Hi all,
I know I'm not the first to ask this—Dropbox users have apparently been having problems with it for years now—and maybe there's an answer somewhere in the forum that I simply haven't found yet. Please accept my apologies if so. In the meantime, though, this is starting to drive me absolutely bonkers.
All I want is for Dropbox not to use Smart Sync on my Mac. Never. Not ever. Period. I have more than enough space on the external drive where my Dropbox folder lives for 100% of my Dropbox files to be stored locally, and that is how I want them to be stored. When I need access to a multi-GB video file, I'm not interested in waiting a minute or more for Dropbox to upload it to me, because I'm in a production environment and I actually don't have that kind of time. When I tell Dropbox that I need for it to do LESS work, to stop trying to be "smart," and to simply do what I am asking it to do in every preference/setting I've managed to find, why does it not listen?

This seems straightforward enough, but it simply isn't being respected, and I can't figure out what else I'm supposed to do so that it will be.
I have recently started running an rsync process that clones my entire Dropbox folder, due to other strange behavior (up to and including that entire folder spontaneously disappearing one night and needing to be resynced) that have convinced me that a third form of backup is a business necessity. But that process is fighting an uphill battle, due to the sheer number of files that are simply not there when it asks for them, because Dropbox has chosen to ignore my preferences.
My current plan is to complete this clone, however long it takes (I've been trying for almost a week now), to add a cron job that refreshes it every 15 minutes or so, and to switch my production processes so that they access the clone rather than the original folder that Dropbox keeps trying to be "smart" about. I believe that this will work, but it frustrates me to no end that it should be necessary.

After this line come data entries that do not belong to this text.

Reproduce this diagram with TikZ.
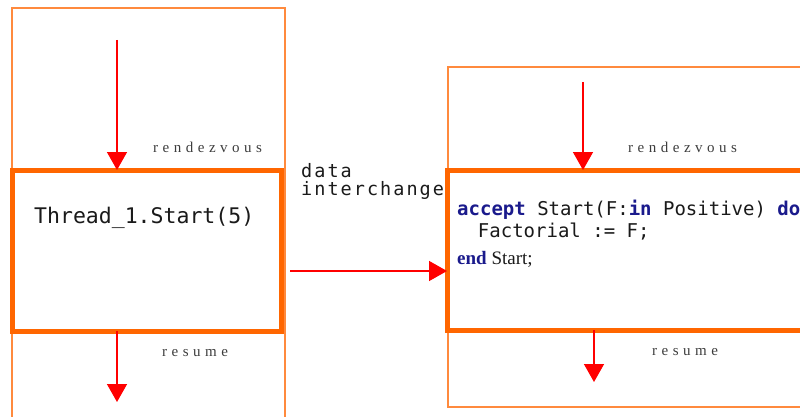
\documentclass[tikz,border=0pt]{standalone}
\usepackage{fontspec}
\setmonofont{DejaVu Sans Mono}
\newfontfamily\widemono[LetterSpace=11]{DejaVu Sans Mono}
\newfontfamily\timesfont{Liberation Serif}
\newfontfamily\spacedserif[LetterSpace=30]{Liberation Serif}
\usepackage{xcolor}
\definecolor{threadOrange}{HTML}{FF6600}
\definecolor{frameOrange}{HTML}{FF8A3D}
\definecolor{signalRed}{HTML}{FF0000}
\definecolor{keywordBlue}{HTML}{1A1A8C}
\definecolor{darkText}{HTML}{1A1A1A}
\usetikzlibrary{arrows.meta,positioning}
\newcommand{\kw}[1]{\textcolor{keywordBlue}{\bfseries #1}}
\tikzset{
    % Thin frame round each task
    task frame/.style={
        draw=frameOrange,
        line width=1.5pt,
        anchor=north west,
        inner sep=0pt,
        outer sep=0pt,
    },
    % Thick box for the entry call / accept body
    call box/.style={
        draw=threadOrange,
        line width=5pt,
        fill=white,
        anchor=north west,
        inner sep=0pt,
        outer sep=0pt,
    },
    % Monospaced code text
    code/.style={
        font=\ttfamily\fontsize{19}{19}\selectfont,
        text=darkText,
        anchor=base west,
        inner sep=0pt,
    },
    % Spaced serif captions
    event label/.style={
        font=\spacedserif\fontsize{15}{15}\selectfont,
        text=darkText!85,
        anchor=base west,
        inner sep=0pt,
    },
    % Red flow arrow
    arrow/.style={
        -{Triangle[width=20pt, length=18pt]},
        draw=signalRed,
        line width=1.5pt,
    },
}

\begin{document}
\begin{tikzpicture}[x=1pt, y=-1pt]
    \useasboundingbox (0,0) rectangle (800,417);
    \clip (0,0) rectangle (800,417);

    % calling task
    \node (caller) [task frame, minimum width=273pt, minimum height=432pt] at (12,8) {};
    \node (call) [call box, minimum width=269pt, minimum height=161pt] at (12,170) {};
    \node (callcode) [code, font=\ttfamily\fontsize{21.5}{21.5}\selectfont] at (34,223) {Thread\_1.Start(5)};
    \node (rdvA) [event label] at (153,152) {rendezvous};
    \node (resA) [event label] at (162,356) {resume};

    % accepting task
    \node (acceptor) [task frame, minimum width=372pt, minimum height=340pt] at (448,67) {};
    \node (accept) [call box, minimum width=373pt, minimum height=160pt] at (447,170) {};
    \node (line1) [code] at (457,215) {\kw{accept} Start(F:\kw{in} Positive) \kw{do}};
    \node (line2) [code] at (457,237) {\hspace{2ex}Factorial := F;};
    \node (line3) [code, font=\timesfont\fontsize{19}{19}\selectfont] at (457,264) {\kw{end} Start;};
    \node (rdvB) [event label] at (628,153) {rendezvous};
    \node (resB) [event label] at (652,355) {resume};

    % data interchange
    \node (data) [code, font=\widemono\fontsize{18.5}{18.5}\selectfont] at (301,177) {data};
    \node (interchange) [code, font=\widemono\fontsize{18.5}{18.5}\selectfont] at (301,195) {interchange};

    \coordinate (inA) at (117,40);
    \coordinate (outA) at (117,402);
    \coordinate (inB) at (583,82);
    \coordinate (outB) at (594,382);
    \coordinate (xchg) at (290,271);

    \draw [arrow] (inA) -- (inA |- call.north);
    \draw [arrow] (outA |- call.south) -- (outA);
    \draw [arrow] (inB) -- (inB |- accept.north);
    \draw [arrow] (outB |- accept.south) -- (outB);
    \draw [arrow] (xchg) -- (xchg -| accept.west);
\end{tikzpicture}
\end{document}
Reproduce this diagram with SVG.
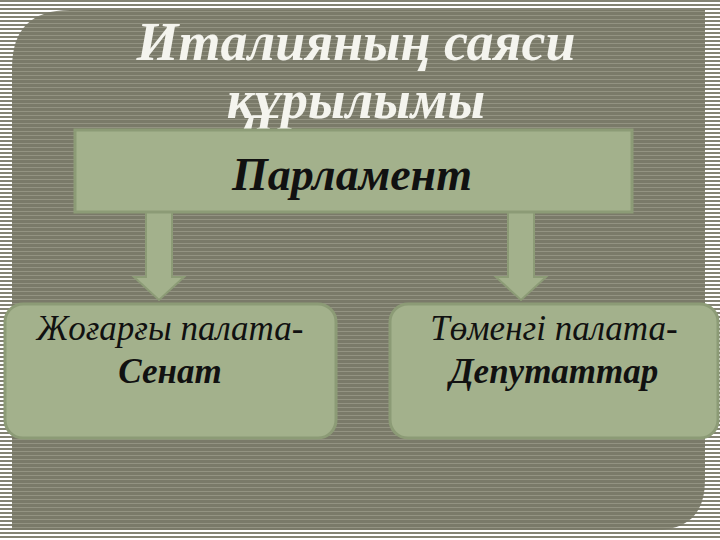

I have found one article that seems as though it might help:
https://help.dropbox.com/installs-integrations/sync-uploads/filesystem-integration#optout
This applies only to MacOS 10.15 and earlier (and Windows), but this machine hasn't been upgraded past that point for other reasons, so it may be an option. This is how it's supposed to work:

However, when I follow the procedure and turn off the extension, nothing actually appears to happen. I am not signed out, and Smart Sync remains engaged in its quixotic efforts to "help."
But even if it did work, wouldn't uninstalling the system extension be overkill anyway? I could be mistaken, but my best guess is that this extension is responsible for more than just Smart Sync and also handles things like Finder integration which I certainly wouldn't want to lose.
Thanks for reading. Any suggestions for what to try next would be greatly appreciated.